Una de las máximas más repetidas respecto al verano es que la gente lee más. Para defenderla, sus partidarios emplean una ecuación que hasta un ministro de cultura podría entender: más tiempo libre = más tiempo para leer. Lo cierto es que acomodarse en algún lugar, dejar mecerse por la brisa que tímidamente aparece durante estos meses y lanzarse de cabeza a las páginas de un buen libro es un placer irrechazable. Que no todo va a ser vagar por las calles de la ciudad. Aunque, no olviden, que es un placer aplicable y amoldable a cualquier otra estación del año. Y que incluso si salen, pueden llevárselo de paseo.

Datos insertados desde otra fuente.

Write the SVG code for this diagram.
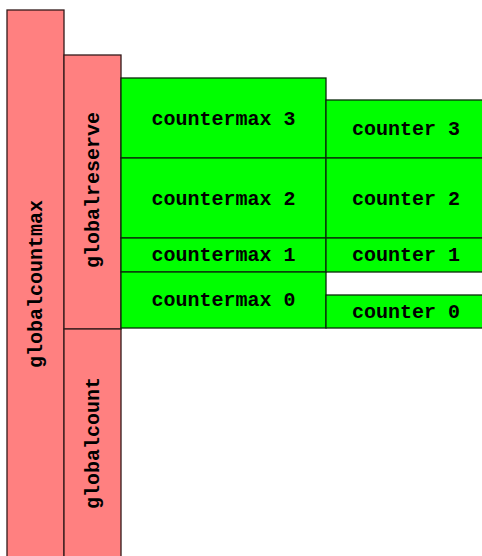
<svg xmlns="http://www.w3.org/2000/svg" width="482" height="556" viewBox="0 0 482 556">
<style>
.g{fill:#ff8080;stroke:#331a1a;stroke-width:1.3}
.c{fill:#00ff00;stroke:#0a2a0a;stroke-width:1.3}
text{font-family:"Liberation Mono","Courier New",monospace;font-weight:bold;font-size:20px;fill:#000;text-anchor:middle}
</style>
<rect width="482" height="556" fill="#fff"/>
<g id="globalcountmax"><rect class="g" x="7" y="10" width="57" height="550"/><text transform="translate(35.5,284) rotate(-90)" y="6">globalcountmax</text></g>
<g id="globalreserve"><rect class="g" x="64" y="55" width="57" height="274"/><text transform="translate(92.5,190) rotate(-90)" y="6">globalreserve</text></g>
<g id="globalcount"><rect class="g" x="64" y="329" width="57" height="231"/><text transform="translate(92.5,443) rotate(-90)" y="6">globalcount</text></g>
<g id="countermax3"><rect class="c" x="121" y="78" width="205" height="80"/><text x="223.5" y="124.5">countermax 3</text></g>
<g id="countermax2"><rect class="c" x="121" y="158" width="205" height="80"/><text x="223.5" y="204.5">countermax 2</text></g>
<g id="countermax1"><rect class="c" x="121" y="238" width="205" height="34"/><text x="223.5" y="261">countermax 1</text></g>
<g id="countermax0"><rect class="c" x="121" y="272" width="205" height="56"/><text x="223.5" y="306">countermax 0</text></g>
<g id="counter3"><rect class="c" x="326" y="100" width="160" height="58"/><text x="406" y="135">counter 3</text></g>
<g id="counter2"><rect class="c" x="326" y="158" width="160" height="80"/><text x="406" y="204.5">counter 2</text></g>
<g id="counter1"><rect class="c" x="326" y="238" width="160" height="34"/><text x="406" y="261">counter 1</text></g>
<g id="counter0"><rect class="c" x="326" y="295" width="160" height="33"/><text x="406" y="317.5">counter 0</text></g>
<g id="connectors"></g>
</svg>
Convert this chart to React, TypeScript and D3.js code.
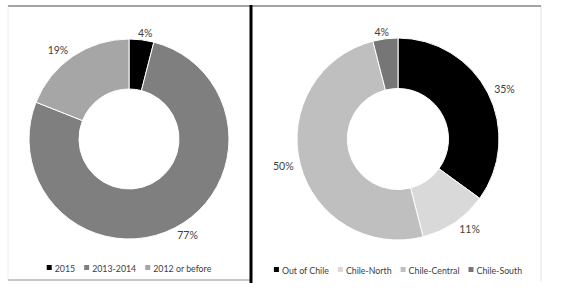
import { useEffect, useRef } from "react";
import * as d3 from "d3";

const yearLabels = ["2015", "2013-2014", "2012 or before"];
const yearValues = [4, 77, 19];
const yearColors = ["#000000", "#7f7f7f", "#a6a6a6"];

const regionLabels = ["Out of Chile", "Chile-North", "Chile-Central", "Chile-South"];
const regionValues = [35, 11, 50, 4];
const regionColors = ["#000000", "#d9d9d9", "#bfbfbf", "#767676"];

const W = 566;
const H = 308;
const FONT = "Lato, 'Open Sans', sans-serif";
const TEXT = "#404040";

function drawDonut(
  root: d3.Selection<SVGGElement, unknown, null, undefined>,
  cx: number,
  cy: number,
  outer: number,
  labels: string[],
  values: number[],
  colors: string[],
  legendY: number
) {
  const pie = d3.pie<number>().sort(null).value((d) => d);
  const arcs = pie(values);
  const arc = d3.arc<d3.PieArcDatum<number>>().innerRadius(outer * 0.5).outerRadius(outer);

  const g = root.append("g").attr("transform", `translate(${cx},${cy})`);
  g.selectAll("path")
    .data(arcs)
    .join("path")
    .attr("d", arc)
    .attr("fill", (_, i) => colors[i])
    .attr("stroke", "#fff")
    .attr("stroke-width", 1);

  // outside-end labels, nudged so the text box sits next to the ring
  g.selectAll("text")
    .data(arcs)
    .join("text")
    .attr("x", (d) => {
      const a = (d.startAngle + d.endAngle) / 2;
      const s = Math.sin(a);
      return (outer + 5) * s + 12 * Math.max(-1, Math.min(1, s * 2));
    })
    .attr("y", (d) => {
      const a = (d.startAngle + d.endAngle) / 2;
      const c = -Math.cos(a);
      return (outer + 5) * c + 2 * Math.max(-1, Math.min(1, c * 2));
    })
    .attr("text-anchor", "middle")
    .attr("dominant-baseline", "central")
    .attr("font-family", FONT)
    .attr("font-size", 10.5)
    .attr("fill", TEXT)
    .text((d) => `${d.data}%`);

  // legend, centred under the donut
  const lg = root.append("g");
  let x = 0;
  labels.forEach((lab, i) => {
    const item = lg.append("g").attr("transform", `translate(${x},0)`);
    item.append("rect").attr("x", 0).attr("y", -3).attr("width", 5).attr("height", 5).attr("fill", colors[i]);
    const t = item
      .append("text")
      .attr("x", 8)
      .attr("y", 0)
      .attr("dominant-baseline", "central")
      .attr("font-family", FONT)
      .attr("font-size", 8.8)
      .attr("fill", TEXT)
      .text(lab);
    const w = (t.node() as SVGTextElement).getComputedTextLength();
    x += 8 + w + 9;
  });
  const total = x - 9;
  lg.attr("transform", `translate(${cx - total / 2},${legendY})`);
}

export default function App() {
  const svgRef = useRef<SVGSVGElement>(null);

  useEffect(() => {
    if (!svgRef.current) return;
    const svg = d3.select(svgRef.current);
    svg.selectAll("*").remove();
    const root = svg.append("g");

    // frame
    root.append("rect").attr("width", W).attr("height", H).attr("fill", "#fff");
    root.append("line").attr("x1", 8).attr("x2", 8).attr("y1", 6).attr("y2", 280).attr("stroke", "#eeeeee");
    root.append("line").attr("x1", 541).attr("x2", 541).attr("y1", 6).attr("y2", 281).attr("stroke", "#e2e2e2");
    root.append("line").attr("x1", 8).attr("x2", 250).attr("y1", 280).attr("y2", 280).attr("stroke", "#c8c8c8").attr("stroke-width", 2);
    root.append("line").attr("x1", 8).attr("x2", 541).attr("y1", 6).attr("y2", 6).attr("stroke", "#a3a3a3").attr("stroke-width", 2);
    root.append("line").attr("x1", 251).attr("x2", 251).attr("y1", 5).attr("y2", 283).attr("stroke", "#000").attr("stroke-width", 3);

    drawDonut(root, 129, 139, 100, yearLabels, yearValues, yearColors, 268);
    drawDonut(root, 398, 139, 101, regionLabels, regionValues, regionColors, 270);
  }, []);

  return (
    <svg
      ref={svgRef}
      width={W}
      height={H}
      style={{ position: "absolute", left: 0, top: 0 }}
    />
  );
}
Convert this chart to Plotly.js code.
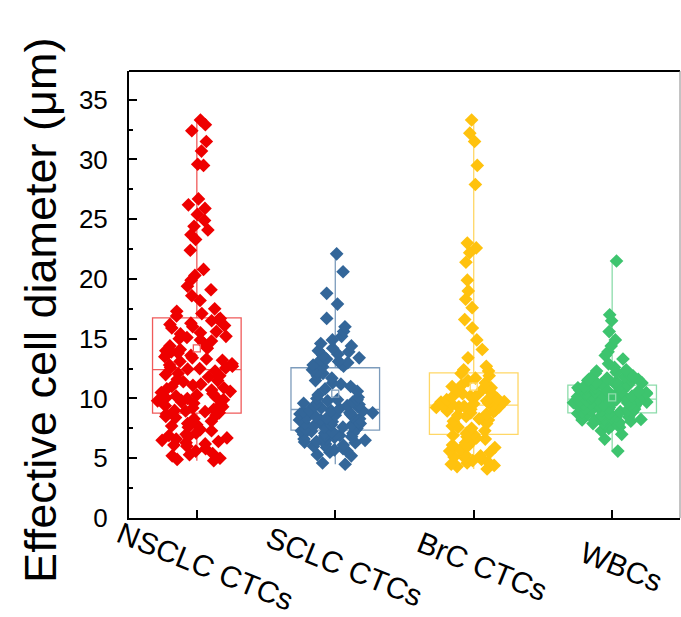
<!DOCTYPE html>
<html>
<head>
<meta charset="utf-8">
<script src="https://cdn.plot.ly/plotly-3.0.1.min.js"></script>
<style>html,body{margin:0;padding:0;background:#fff;}#chart{width:681px;height:617px;}</style>
</head>
<body>
<div id="chart"></div>
<script>
// Categories and colours
const categories = ["NSCLC CTCs", "SCLC CTCs", "BrC CTCs", "WBCs"];
const colors = ["#EE0000", "#336699", "#FFC20E", "#3DC46E"];
const boxLineColors = ["#F05A5A", "#7D9CBC", "#FFD766", "#8CDCAA"];

// Effective cell diameter values (µm)
const nsclc = [33.3, 32.9, 32.4, 31.5, 30.7, 29.6, 29.5, 26.7, 26.2, 25.9, 25.4, 24.9, 24.4, 24.1, 23.7, 23.3, 22.4, 20.8, 20.3, 19.9, 19.4, 19.1, 18.6, 18.2, 17.5, 17.3, 17.1, 16.9,
  16.6, 16.5, 16.2, 16.3, 15.9, 15.6, 15.5, 15.4, 15.1, 14.8, 14.9, 14.6, 14.4, 14.1, 13.9, 14.0, 13.6, 13.5, 13.3, 13.2, 13.4, 12.9, 12.7, 12.6, 12.8, 12.5, 13.8, 15.2, 16.0, 12.45,
  16.1, 15.0, 14.2, 13.7, 13.1, 12.55, 16.7,
  12.3, 12.1, 11.9, 11.8, 11.5, 11.4, 11.2, 11.0, 10.9, 10.8, 10.6, 10.5, 10.3, 10.2, 10.1, 10.0, 9.9, 9.8, 9.6, 9.5, 9.4, 9.3, 9.1, 9.0, 8.95, 8.9, 8.8, 10.4, 11.1, 9.7,
  10.05, 9.85, 11.6, 12.0, 9.2, 10.7,
  8.6, 8.5, 8.3, 8.1, 7.9, 7.8, 7.6, 7.4, 7.1, 7.0, 6.8, 6.7, 6.6, 6.5, 6.3, 6.1, 6.0, 5.8, 5.6, 5.4, 5.2, 5.0, 4.9, 4.8, 6.4, 7.3,
  8.4, 7.7, 6.9, 6.2, 5.3, 8.7];
const sclc = [22.1, 20.6, 18.8, 17.9, 16.7, 16.0, 15.6, 15.2, 14.9, 14.6, 14.4, 14.2, 13.9, 13.7, 13.6, 13.4, 13.2, 13.1, 13.0, 12.9, 12.8, 12.7, 12.65, 14.0, 13.3,
  12.4, 12.2, 12.1, 11.9, 11.7, 11.5, 11.3, 11.2, 11.0, 10.8, 10.6, 10.3, 10.1, 10.0, 9.9, 9.8, 9.7, 9.6, 9.5, 9.4, 9.3, 9.2, 9.15, 9.6, 9.9,
  9.0, 8.95, 8.9, 8.8, 8.7, 8.6, 8.5, 8.4, 8.3, 8.2, 8.1, 8.0, 7.9, 7.8, 7.7, 7.6, 7.5, 7.45, 7.4, 8.5, 8.8, 8.2, 7.9, 7.6, 9.0,
  8.65, 8.35, 8.05, 7.75, 9.35,
  7.3, 7.2, 7.1, 7.0, 6.9, 6.8, 6.7, 6.6, 6.5, 6.4, 6.3, 6.2, 6.0, 5.9, 5.8, 5.6, 5.5, 5.3, 5.2, 4.6, 4.5, 6.9, 6.6, 7.1, 6.1,
  7.25, 6.75, 6.35, 5.7, 7.0];
const brc = [33.3, 32.2, 31.5, 29.5, 27.9, 23.0, 22.6, 22.2, 21.4, 19.9, 19.0, 18.3, 17.6, 16.6, 15.9, 14.9, 14.1, 13.4, 12.7, 12.4, 12.3,
  12.1, 11.9, 11.7, 11.5, 11.3, 11.1, 10.9, 10.8, 10.6, 10.4, 10.3, 10.1, 10.0, 9.9, 9.8, 9.7, 9.6, 9.5, 9.45, 10.2, 11.0,
  10.5, 9.75, 9.55,
  9.4, 9.35, 9.3, 9.2, 9.1, 9.0, 8.9, 8.7, 8.5, 8.3, 8.1, 7.9, 7.7, 7.5, 7.3, 7.1, 7.0, 9.3, 8.8, 8.2, 7.6,
  9.25, 8.95, 8.6,
  6.9, 6.7, 6.5, 6.3, 6.1, 5.9, 5.7, 5.5, 5.3, 5.1, 4.9, 4.8, 4.7, 4.6, 4.5, 4.3, 4.1, 6.6, 5.6, 5.0, 4.4,
  6.8, 6.0, 5.2];
const wbc = [21.5, 17.0, 16.5, 15.6, 14.4, 13.9, 13.3, 12.9, 12.6, 12.3, 12.1, 11.9, 11.8, 11.7, 11.6, 11.5, 11.45, 11.4, 11.3, 11.25, 11.2, 11.15, 11.6, 11.9, 12.4,
  13.6, 14.9, 12.2, 11.35, 11.55,
  11.1, 11.05, 11.0, 10.9, 10.85, 10.8, 10.7, 10.65, 10.6, 10.5, 10.45, 10.4, 10.3, 10.25, 10.2, 10.15, 10.1, 10.05, 10.0, 9.95, 10.6, 10.9, 10.3, 10.7, 10.2,
  10.95, 10.75, 10.55, 10.35, 10.1,
  9.9, 9.85, 9.8, 9.75, 9.7, 9.6, 9.55, 9.5, 9.45, 9.4, 9.3, 9.25, 9.2, 9.15, 9.1, 9.0, 8.95, 8.9, 8.85, 8.82, 9.6, 9.35, 9.05, 9.7, 9.5,
  9.65, 9.4, 9.1, 8.9, 9.8,
  8.75, 8.7, 8.65, 8.6, 8.55, 8.5, 8.45, 8.4, 8.35, 8.3, 8.2, 8.1, 8.0, 7.9, 7.8, 7.7, 7.5, 7.3, 7.0, 6.6, 5.6, 8.6, 8.4, 8.2, 7.9,
  8.75, 8.5, 8.25, 7.6, 8.0];

// Box statistics
const q1 = [8.77, 7.35, 6.99, 8.80];
const median = [12.42, 9.08, 9.44, 9.94];
const q3 = [16.75, 12.57, 12.15, 11.11];
const mean = [14.2, 10.4, 11.0, 10.1];
const lowerfence = [4.8, 4.5, 4.1, 5.6];
const upperfence = [33.3, 22.1, 33.3, 21.5];

const groups = [nsclc, sclc, brc, wbc];
const FONT = "Arial, 'Liberation Sans', sans-serif";
const BOXW = 0.64;

const traces = [];
categories.forEach((c, i) => {
  traces.push({
    type: "box", x: [c], q1: [q1[i]], median: [median[i]], q3: [q3[i]],
    lowerfence: [lowerfence[i]], upperfence: [upperfence[i]],
    width: BOXW, boxpoints: false, whiskerwidth: 0,
    line: {color: boxLineColors[i], width: 1.3},
    fillcolor: "rgba(0,0,0,0)", showlegend: false, hoverinfo: "skip"
  });
});
categories.forEach((c, i) => {
  traces.push({
    type: "scatter", mode: "markers", x: [c], y: [mean[i]],
    marker: {symbol: "square-open", size: 7, color: boxLineColors[i], line: {width: 1.3}},
    showlegend: false, hoverinfo: "skip"
  });
});
categories.forEach((c, i) => {
  traces.push({
    type: "box", x: groups[i].map(() => c), y: groups[i],
    width: BOXW, boxpoints: "all", jitter: 0.9, pointpos: 0,
    line: {color: "rgba(0,0,0,0)", width: 0}, fillcolor: "rgba(0,0,0,0)", whiskerwidth: 0,
    marker: {symbol: "diamond", size: 10.5, color: colors[i], line: {width: 0}},
    showlegend: false, hoverinfo: "skip"
  });
});

const annotations = categories.map(c => ({
  text: c, x: c, xref: "x", y: -0.108, yref: "paper",
  xanchor: "center", yanchor: "middle", textangle: 22, showarrow: false, xshift: 9,
  font: {family: FONT, size: 30, color: "#000"}
}));
annotations.push({
  text: "Effective cell diameter (\u03bcm)", xref: "paper", yref: "paper",
  x: -0.162, y: 0.465, xanchor: "center", yanchor: "middle", textangle: -90, showarrow: false,
  font: {family: FONT, size: 45, color: "#000"}
});

const layout = {
  width: 681, height: 617,
  margin: {l: 129, r: 1, t: 71, b: 99, pad: 0},
  paper_bgcolor: "#fff", plot_bgcolor: "#fff",
  boxmode: "overlay", showlegend: false,
  font: {family: FONT, color: "#000"},
  xaxis: {
    type: "category", categoryorder: "array", categoryarray: categories,
    range: [-0.49, 3.49], showgrid: false, zeroline: false,
    showline: true, linecolor: "#000", linewidth: 2,
    ticks: "inside", ticklen: 8, tickwidth: 2, tickcolor: "#000",
    showticklabels: false, fixedrange: true
  },
  yaxis: {
    range: [0, 37.4], dtick: 5, tick0: 0, showgrid: false, zeroline: false,
    showline: true, linecolor: "#000", linewidth: 2,
    ticks: "inside", ticklen: 8, tickwidth: 2, tickcolor: "#000",
    minor: {dtick: 2.5, ticks: "inside", ticklen: 4, tickwidth: 2, tickcolor: "#000", showgrid: false},
    tickfont: {family: FONT, size: 26, color: "#000"},
    ticklabelstandoff: 14,
    automargin: false, fixedrange: true
  },
  shapes: [
    {type: "line", xref: "paper", yref: "paper", x0: 0, x1: 1, y0: 1, y1: 1, line: {color: "#000", width: 2}},
    {type: "line", xref: "paper", yref: "paper", x0: 1, x1: 1, y0: 0, y1: 1, line: {color: "#888", width: 1}}
  ],
  annotations: annotations
};

Plotly.newPlot("chart", traces, layout, {staticPlot: true, displayModeBar: false});
</script>
</body>
</html>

«Los niños se aburren los domingos» es la primera oportunidad que tenemos de leer en nuestro idioma a Jean Stafford (1915-1979). Un tanto más en el casillero de Sajalín Editores, que ya empieza a rebosar. Con una vida tan apasionante que parece de ficción, la escritora estadounidense publicó sus relatos en revistas como The New Yorker, Vogue o Harpar’s Bazaar. Trece de su fecunda producción son los que se recogen en este volumen. Su lectura es como una fiesta de la literatura, como una explosión que salpica de argumentos y personajes al lector militante.
Stafford no necesita efectismos baratos, ni tramas grandilocuentes, ni epatar gratuitamente con sus protagonistas. Le basta escribir bien, muy bien, y contar historias, algo que, hoy en día, parecen haber olvidado muchos que se consideran escritores. Sería un error calificar estos cuentos como hijos de su época, porque su vigencia (desgraciadamente en algunos casos) sigue siendo plena. Sí que es cierto que fueron escritos en unos años, mitad del siglo pasado, en el que el papel de la mujer empezaba a cambiar, tímidamente, en la sociedad, pero que nadie espere discursos manidos o arengas panfletarias. Las conclusiones las saca cada uno después de su lectura.
La estructura de los relatos parecen obra de una minuciosa mente, que no deja lugar para la improvisación. La frugalidad del formato provoca que los primeros párrafos de cada cuento desarrollen, con éxito, el objetivo de captar la atención del lector. Stafford parece divertirse jugando, en ocasiones con el mismo, y no duda en comenzar sus historias con lo que a la postre será una especie de intro de la narración verdadera. Como si de una hipnotizadora se tratara, despliega rápidamente los datos necesarios para que conozcamos el quién y el dónde, y una vez cautivado el público, encadena con un estilo sencillo y muy cuidado, la búsqueda del qué.
La escritora dota, conscientemente, de un halo de realidad a sus historias. Presenta a sus personajes con nombre y apellido, no escatima descripciones físicas o de la ropa que llevan puesta y especifica lugares, canciones, marcas o nombres de artistas. Y sobre todo con esos finales abiertos persigue transmitir la sensación de que nos hemos asomado a un instante concreto de la vida de estas gentes, que continuará después sin nuestra presencia El pleno es absoluto. Leer y proyectar visualmente aquello que nos está contando es todo uno. Incluso no habría que descartar que algunos de los relatos tuvieran su porcentaje autobiográfico. También gusta de aliñar sus historias con un sano sentido del humor, que troca en algunas (pocas) ocasiones en negro y que exprime, como sólo saben hacer los grandes, la exageración y el delirio hasta provocar que la risa venza al sentimiento de culpa. Y lanza dardos envenenados hacia determinado postureo encarnado en intelectuales y poetas.
En el libro hay momentos para paladear con gozo absoluto («El corazón sangrante», «Un día de montaña» «En el zoo»), alguno fallido ( «El castillo interior») y una lección magistral de lo que debe ser un cuento («La invasión de poetas»). No exagero si digo que todo el mundo debería escribir como Jean Stafford.